View Full Version : Rail workers fined $10,000 for striking
Hiero
20th December 2007, 11:41
More than 90 Perth construction workers have been fined up to $10,000 for taking part in an illegal strike and the federal government can do nothing about it, ACTU secretary Sharan Burrow says.
Against the advice of the Construction, Forestry, Mining and Energy Union (CFMEU), 400 workers walked off the Perth to Mandurah rail project between February 24 and March 3 last year, in protest at the sacking of shop steward Peter Ballard.
Under the Howard government's controversial Work Choices laws, strikes are banned and although the new Labor government plans to turn those laws around, they now stand.
Full Story (http://au.news.yahoo.com/071220/2/15bzs.html)
Bilan
20th December 2007, 12:39
PWAH!
This is bollocks!
bolshevik butcher
20th December 2007, 23:53
Has there been any serious attempts to organise against these fines by the Austrialian labour and trade union movement? Clearly these represent a huge blow against militancy in work places....
cary jebus
21st December 2007, 00:26
O.o tohse people are insane.
Hiero
22nd December 2007, 02:58
Originally posted by bolshevik
[email protected] 21, 2007 10:52 am
Has there been any serious attempts to organise against these fines by the Austrialian labour and trade union movement? Clearly these represent a huge blow against militancy in work places....
Well the CFMEU will pay for the fines. I guess the current trade union movement goal now is to presurre the Labour government to follow through with their promise to remove Howards anti-union work place laws.
RNK
22nd December 2007, 16:37
A similar thing happened here in Montreal a couple of years ago. City workers went on a, *ahem*, "illegal strike" and marched through downtown streets to the municipal offices. Although no action was taken by the municipality, everyday citizens who were, *ahem*, "inconvenienced" by the march launched a class-action lawsuit against the workers' union on the order of over $10,000,000. They won, although the judge "graciously" lowered the amount to about $1,000,000.

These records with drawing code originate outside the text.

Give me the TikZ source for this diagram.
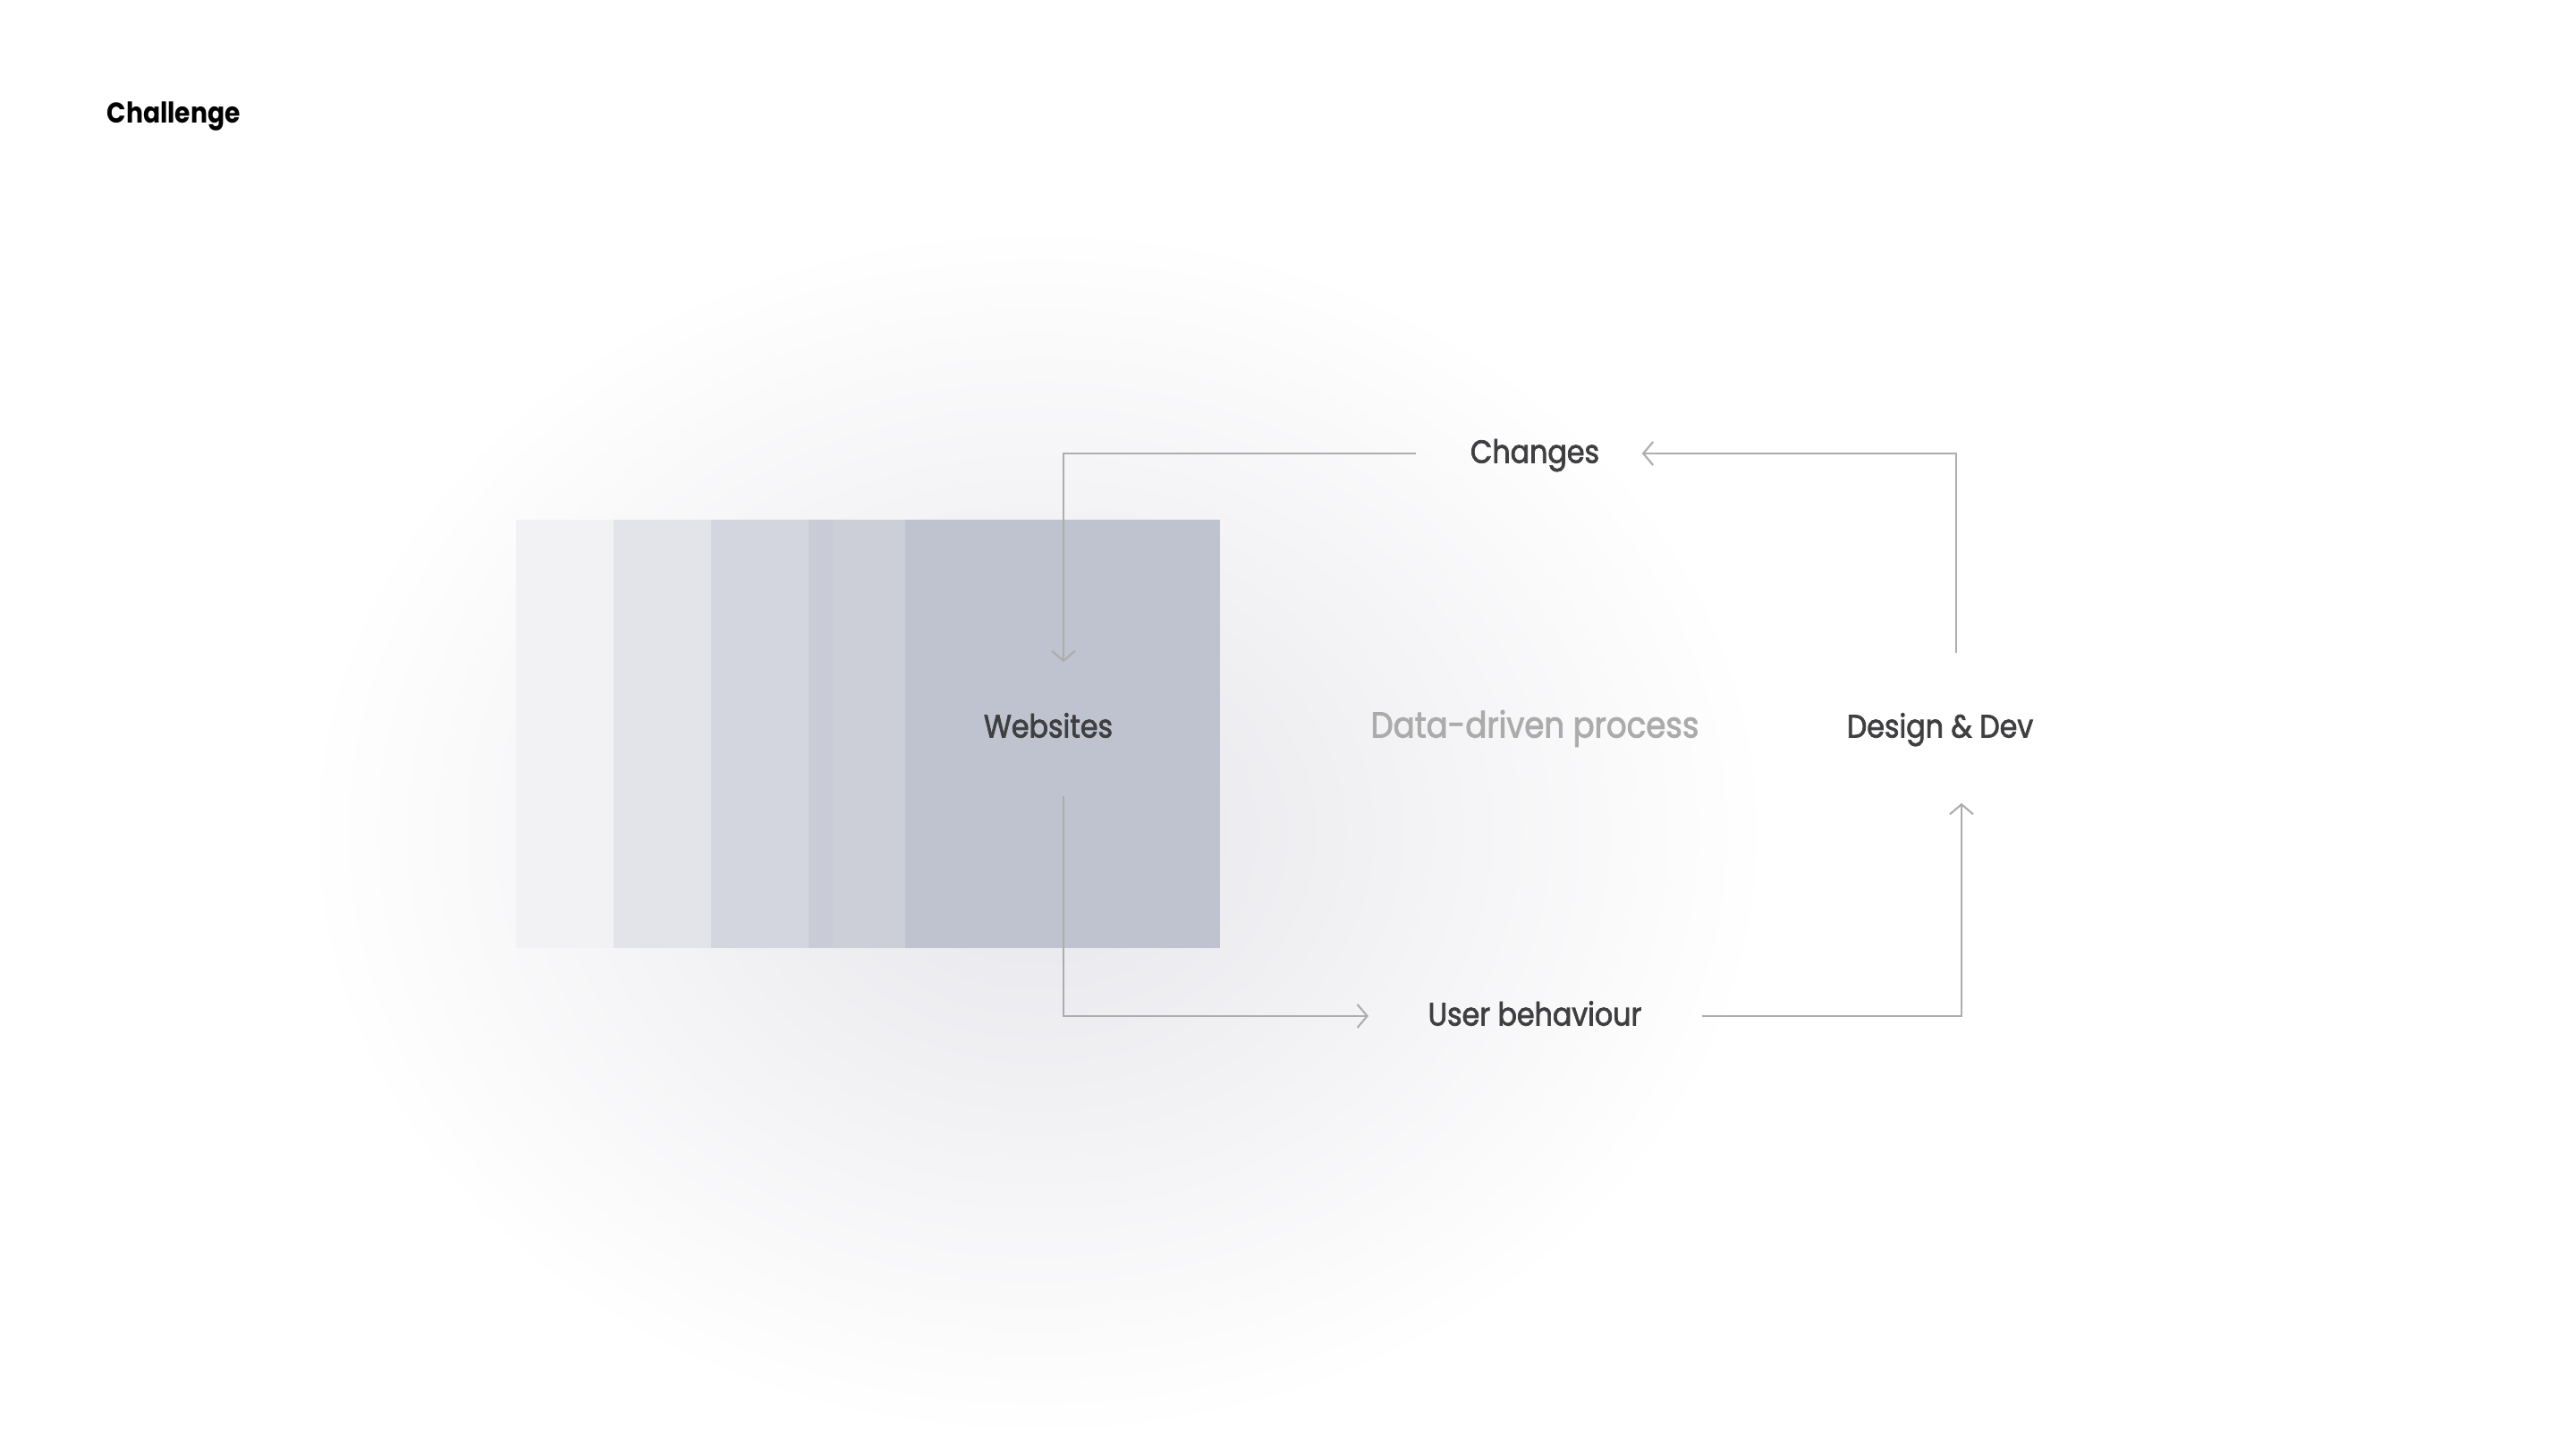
\documentclass[tikz,border=0pt]{standalone}
\usepackage{fontspec}
\setmainfont{Poppins}
\newfontfamily\labelfont{Poppins}[FakeStretch=0.88,FakeBold=2]
\newfontfamily\titlefont{Poppins}[FakeStretch=0.88]
\usetikzlibrary{positioning,arrows.meta}

\definecolor{glow}{HTML}{E6E6EB}
\definecolor{stripa}{HTML}{F2F2F5}
\definecolor{stripb}{HTML}{E3E4E9}
\definecolor{stripc}{HTML}{D4D6DF}
\definecolor{stripd}{HTML}{C9CBD6}
\definecolor{stripdd}{HTML}{CCCED8}
\definecolor{stripe}{HTML}{BFC2CF}
\definecolor{linegray}{HTML}{ADADAD}
\definecolor{labelgray}{HTML}{3F3F41}
\definecolor{fadegray}{HTML}{ABABAB}

\begin{document}
\begin{tikzpicture}[-,>={Straight Barb[length=1.1mm,width=2.6mm]},node distance=2cm,
    flow/.style={->,draw=linegray,line width=0.6pt},
    main node/.style={inner sep=0pt,text height=1.6ex,text depth=0.5ex,text=labelgray,font=\labelfont\fontsize{10.25}{12}\selectfont}]
    \useasboundingbox (0,0) rectangle (28.8,16.2);
    \fill[white] (0,0) rectangle (28.8,16.2);
    \shade[inner color=glow,outer color=white] (11.6,6.9) ellipse (8.2 and 6.8);

    % stacked pages
    \fill[stripa] (5.77,5.60) rectangle (6.86,10.39);
    \fill[stripb] (6.86,5.60) rectangle (7.95,10.39);
    \fill[stripc] (7.95,5.60) rectangle (9.04,10.39);
    \fill[stripd] (9.04,5.60) rectangle (9.31,10.39);
    \fill[stripdd] (9.31,5.60) rectangle (10.12,10.39);
    \fill[stripe] (10.12,5.60) rectangle (13.64,10.39);

    \node[anchor=base west,inner sep=0pt,text=black,font=\titlefont\bfseries\fontsize{9.1}{11}\selectfont] (title) at (1.19,14.82) {Challenge};

    \node[main node,text=fadegray,font=\labelfont\fontsize{11.5}{14}\selectfont] (dp) at (17.16,8.06) {Data-driven process};
    \node[main node] (web) [left of = dp, node distance=5.44cm] {Websites};
    \node[main node] (dd) [right of = dp, node distance=4.53cm] {Design \& Dev};
    \node[main node] (chg) [above of = dp, node distance=3.07cm] {Changes};
    \node[main node] (ub) [below of = dp, node distance=3.22cm] {User behaviour};

    \draw[flow,shorten <=0.6cm,shorten >=0.53cm] (chg.west) -| ([xshift=1.7mm]web.north);
    \draw[flow,shorten <=0.63cm,shorten >=0.47cm] ([xshift=1.8mm]dd.north) |- (chg.east);
    \draw[flow,shorten <=0.55cm,shorten >=0.66cm] ([xshift=1.7mm]web.south) |- (ub.west);
    \draw[flow,shorten <=0.67cm,shorten >=0.63cm] (ub.east) -| ([xshift=2.4mm]dd.south);
\end{tikzpicture}
\end{document}
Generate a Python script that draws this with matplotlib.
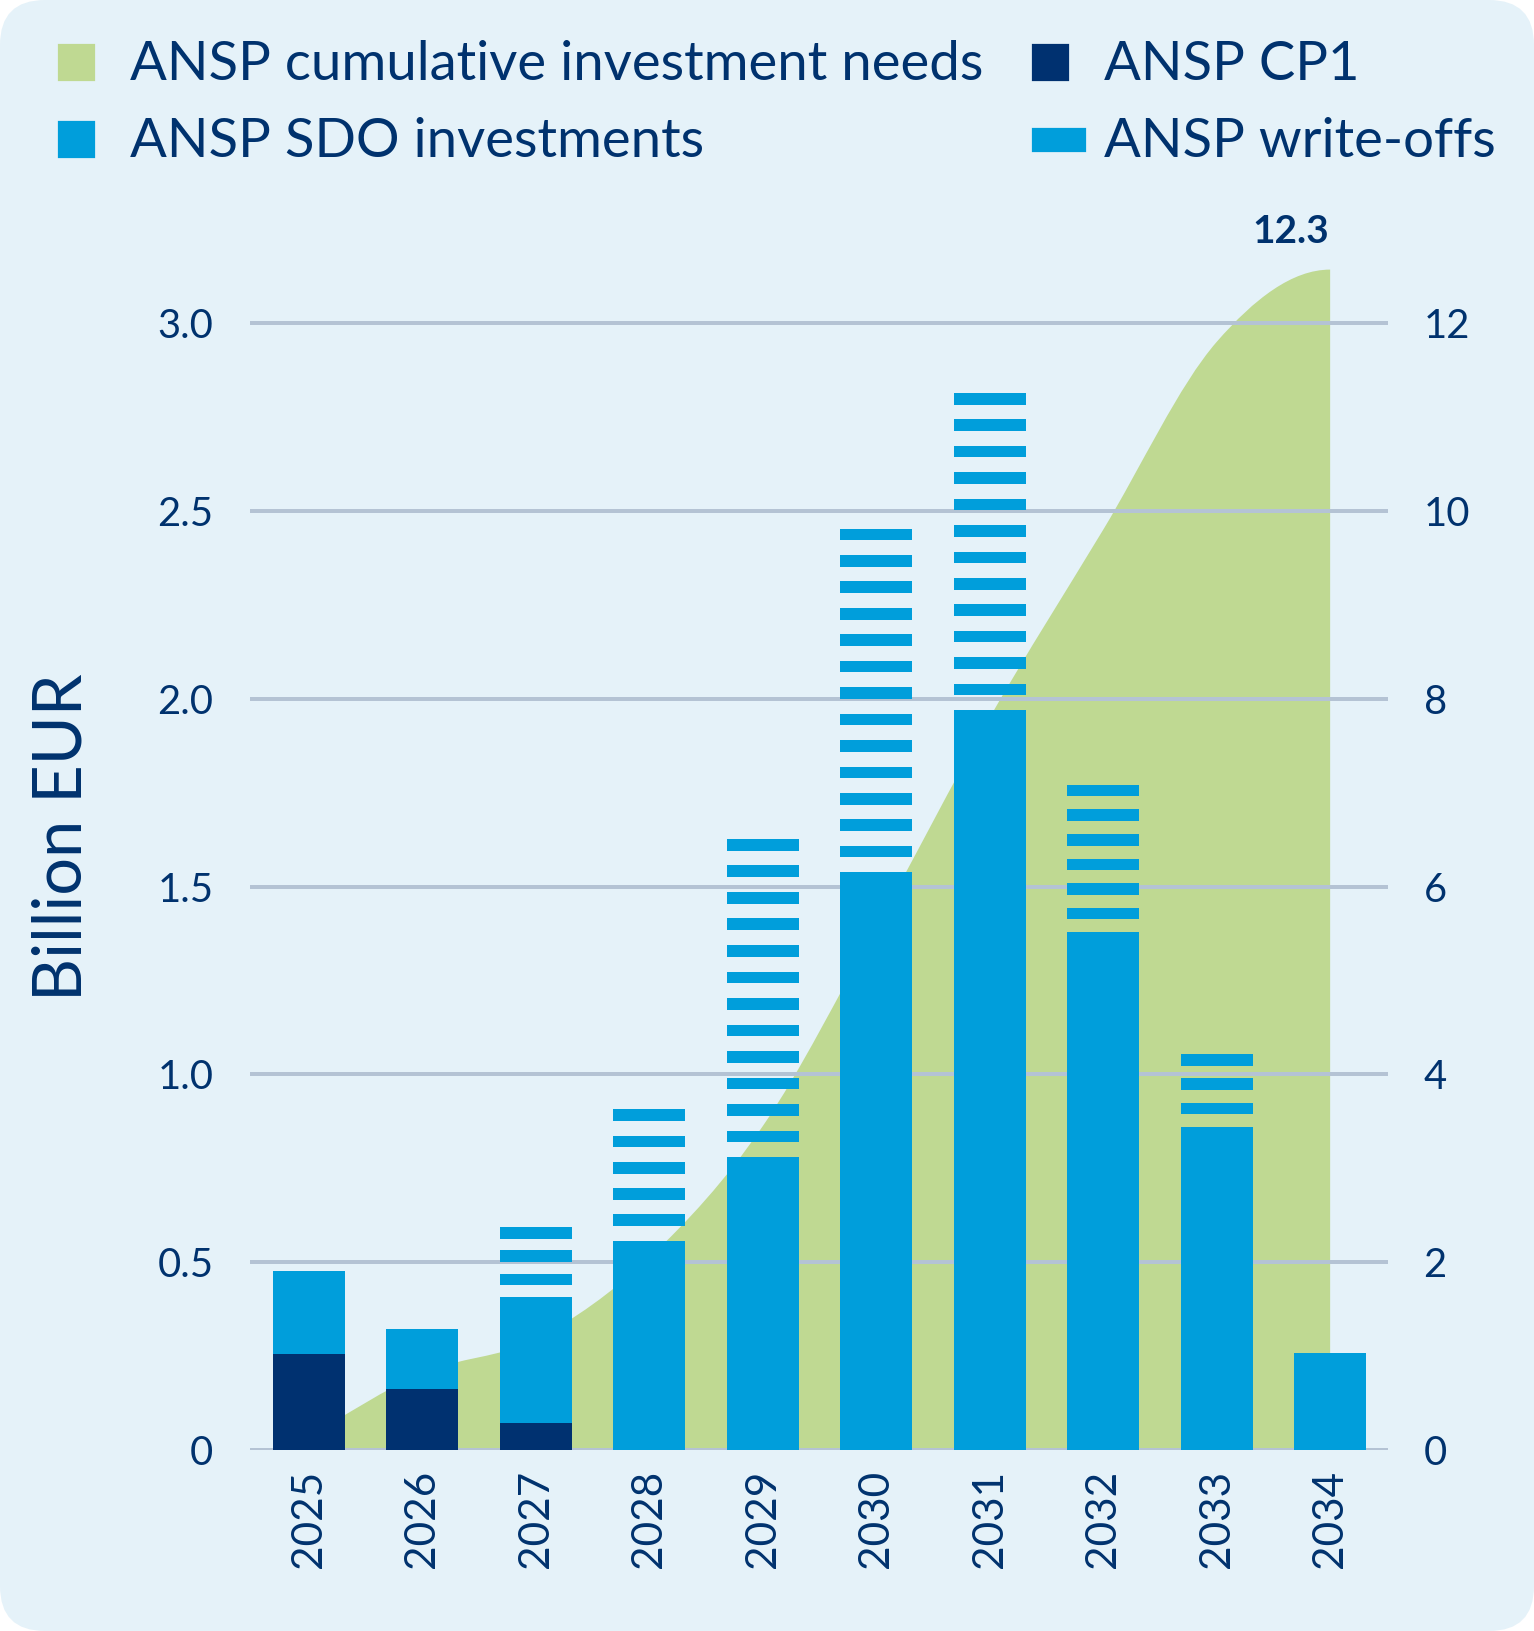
import numpy as np
import matplotlib
matplotlib.use('Agg')
import matplotlib.pyplot as plt
from matplotlib.patches import Patch, Rectangle, FancyBboxPatch, PathPatch
from matplotlib.path import Path
from matplotlib.legend_handler import HandlerPatch
from matplotlib.transforms import IdentityTransform

# data (billion EUR, left axis)
years = ['2025', '2026', '2027', '2028', '2029', '2030', '2031', '2032', '2033', '2034']
cp1 = [0.255, 0.163, 0.072, 0, 0, 0, 0, 0, 0, 0]
sdo = [0.221, 0.159, 0.336, 0.557, 0.779, 1.538, 1.970, 1.378, 0.860, 0.257]
write_offs = [0, 0, 0.185, 0.350, 0.848, 0.915, 0.844, 0.393, 0.194, 0]
# cumulative needs (right axis)
cumulative_needs = [0.15, 0.82, 1.18, 2.05, 3.45, 5.57, 7.8, 9.8, 11.8, 12.57]
total_label = '12.3'

left_ticks = [0, 0.5, 1.0, 1.5, 2.0, 2.5, 3.0]
left_ticklabels = ['0', '0.5', '1.0', '1.5', '2.0', '2.5', '3.0']
right_ticks = [0, 2, 4, 6, 8, 10, 12]

NAVY = '#003170'
BLUE = '#009EDB'
GREEN = '#BFD992'
BG = '#E5F2F9'
GRID = '#B4C3D4'
TXT = '#00326E'

plt.rcParams['font.family'] = ['Lato', 'DejaVu Sans']

W, H, DPI = 1534, 1631, 160
fig = plt.figure(figsize=(W / DPI, H / DPI), dpi=DPI)
fig.patch.set_facecolor('white')
fig.add_artist(FancyBboxPatch((0, 0), W, H, boxstyle='round,pad=0,rounding_size=45',
                              transform=IdentityTransform(), facecolor=BG,
                              edgecolor='none', zorder=-10))

ax = fig.add_axes([250 / W, 1 - 1450 / H, 1138 / W, (1450 - 248) / H])
ax2 = ax.twinx()
ax.set_zorder(2)
ax2.set_zorder(1)
ax.patch.set_visible(False)
ax2.patch.set_visible(False)

x = np.arange(len(years))
bw = 0.635


def smooth_area(xs, ys):
    # smooth (cardinal) curve through the points, flat at the end, closed on the baseline
    pts = np.column_stack([xs, ys]).astype(float)
    n = len(pts)
    m = np.zeros_like(pts)
    m[1:-1] = (pts[2:] - pts[:-2]) / 2
    m[0] = pts[1] - pts[0]
    m[-1] = (pts[-1][0] - pts[-2][0], 0.0)
    verts = [pts[0]]
    codes = [Path.MOVETO]
    for i in range(n - 1):
        verts += [pts[i] + m[i] / 3, pts[i + 1] - m[i + 1] / 3, pts[i + 1]]
        codes += [Path.CURVE4] * 3
    verts += [(xs[-1], 0), (xs[0], 0), (xs[0], 0)]
    codes += [Path.LINETO, Path.LINETO, Path.CLOSEPOLY]
    return Path(verts, codes)


ax2.add_patch(PathPatch(smooth_area(x, cumulative_needs), facecolor=GREEN,
                        edgecolor='none', transform=ax2.transData))
ax2.annotate(total_label, xy=(x[-1], cumulative_needs[-1]), xytext=(-17.5, 12),
             textcoords='offset points', ha='center', va='baseline',
             fontsize=17.5, fontweight='bold', color=TXT)

cp1 = np.array(cp1)
sdo = np.array(sdo)
write_offs = np.array(write_offs)
ax.bar(x, cp1, bw, color=NAVY, linewidth=0)
ax.bar(x, sdo, bw, bottom=cp1, color=BLUE, linewidth=0)

# striped write-offs: stripes fitted to each bar, from the top down
period, thick = 0.0709, 0.031
base = cp1 + sdo
for xi, b, w in zip(x, base, write_offs):
    if w <= 0:
        continue
    n = max(1, int(round(w / period)))
    tops = b + w - (w / n) * np.arange(n)
    ax.bar(np.full(n, xi), thick, bw, bottom=tops - thick, color=BLUE, linewidth=0)

ax.set_xlim(-0.52, 9.51)
ax.set_ylim(0, 3.2)
ax2.set_ylim(0, 12.8)
ax.set_yticks(left_ticks)
ax.set_yticklabels(left_ticklabels)
ax2.set_yticks(right_ticks)
ax.set_xticks(x)
ax.set_xticklabels(years, rotation=90)

ax.set_axisbelow(True)
ax.yaxis.grid(True, color=GRID, linewidth=1.8)
ax.xaxis.grid(False)
for a in (ax, ax2):
    for s in a.spines.values():
        s.set_visible(False)
ax.tick_params(axis='y', length=0, labelsize=18, colors=TXT, pad=16.5)
ax.tick_params(axis='x', length=0, labelsize=19, colors=TXT, pad=9)
ax2.tick_params(axis='y', length=0, labelsize=18, colors=TXT, pad=16)

ax.set_ylabel('Billion EUR', fontsize=30, color=TXT)
ax.yaxis.set_label_coords(-0.165, 0.51)
ax.yaxis.label.set_verticalalignment('center')


def square(legend, orig_handle, xdescent, ydescent, width, height, fontsize):
    s = 0.65 * fontsize
    return Rectangle((-xdescent, -ydescent), s, s)


def flat(legend, orig_handle, xdescent, ydescent, width, height, fontsize):
    w, h = 0.96 * fontsize, 0.4 * fontsize
    return Rectangle((-xdescent, -ydescent + (0.65 * fontsize - h) / 2), w, h)


h_needs = Patch(color=GREEN, label='ANSP cumulative investment needs')
h_sdo = Patch(color=BLUE, label='ANSP SDO investments')
h_cp1 = Patch(color=NAVY, label='ANSP CP1')
h_wo = Patch(color=BLUE, label='ANSP write-offs')
sq = HandlerPatch(patch_func=square)
ax.legend(handles=[h_needs, h_sdo, h_cp1, h_wo], ncol=2, frameon=False,
          loc='upper left', bbox_to_anchor=(59 / W, 1 - 40 / H),
          bbox_transform=fig.transFigure, fontsize=24.5, labelcolor=TXT,
          handlelength=0.96, handleheight=0.7, handletextpad=0.35,
          columnspacing=0.9, labelspacing=0.52, borderpad=0, borderaxespad=0,
          handler_map={h_needs: sq, h_sdo: sq, h_cp1: sq,
                       h_wo: HandlerPatch(patch_func=flat)})

fig.savefig('out.png', dpi=DPI, facecolor='white')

Makes me sick to be a human being.
Lynx
22nd December 2007, 17:38
In Canada, strikes are sometimes broken by 'back to work' legislation, which normally mandates binding arbitration to settle the dispute behind closed doors.
al8
23rd December 2007, 02:14
Is it to hard to ignore these ludicrous fines? Why isn't it done?
Hiero
23rd December 2007, 03:24
Originally posted by
[email protected] 23, 2007 01:13 pm
Is it to hard to ignore these ludicrous fines? Why isn't it done?
Do you mean not pay them?
They will go to jail if the don't. It is the whole point, they are trying to scare workers from striking by fear of bankruptcy of jail.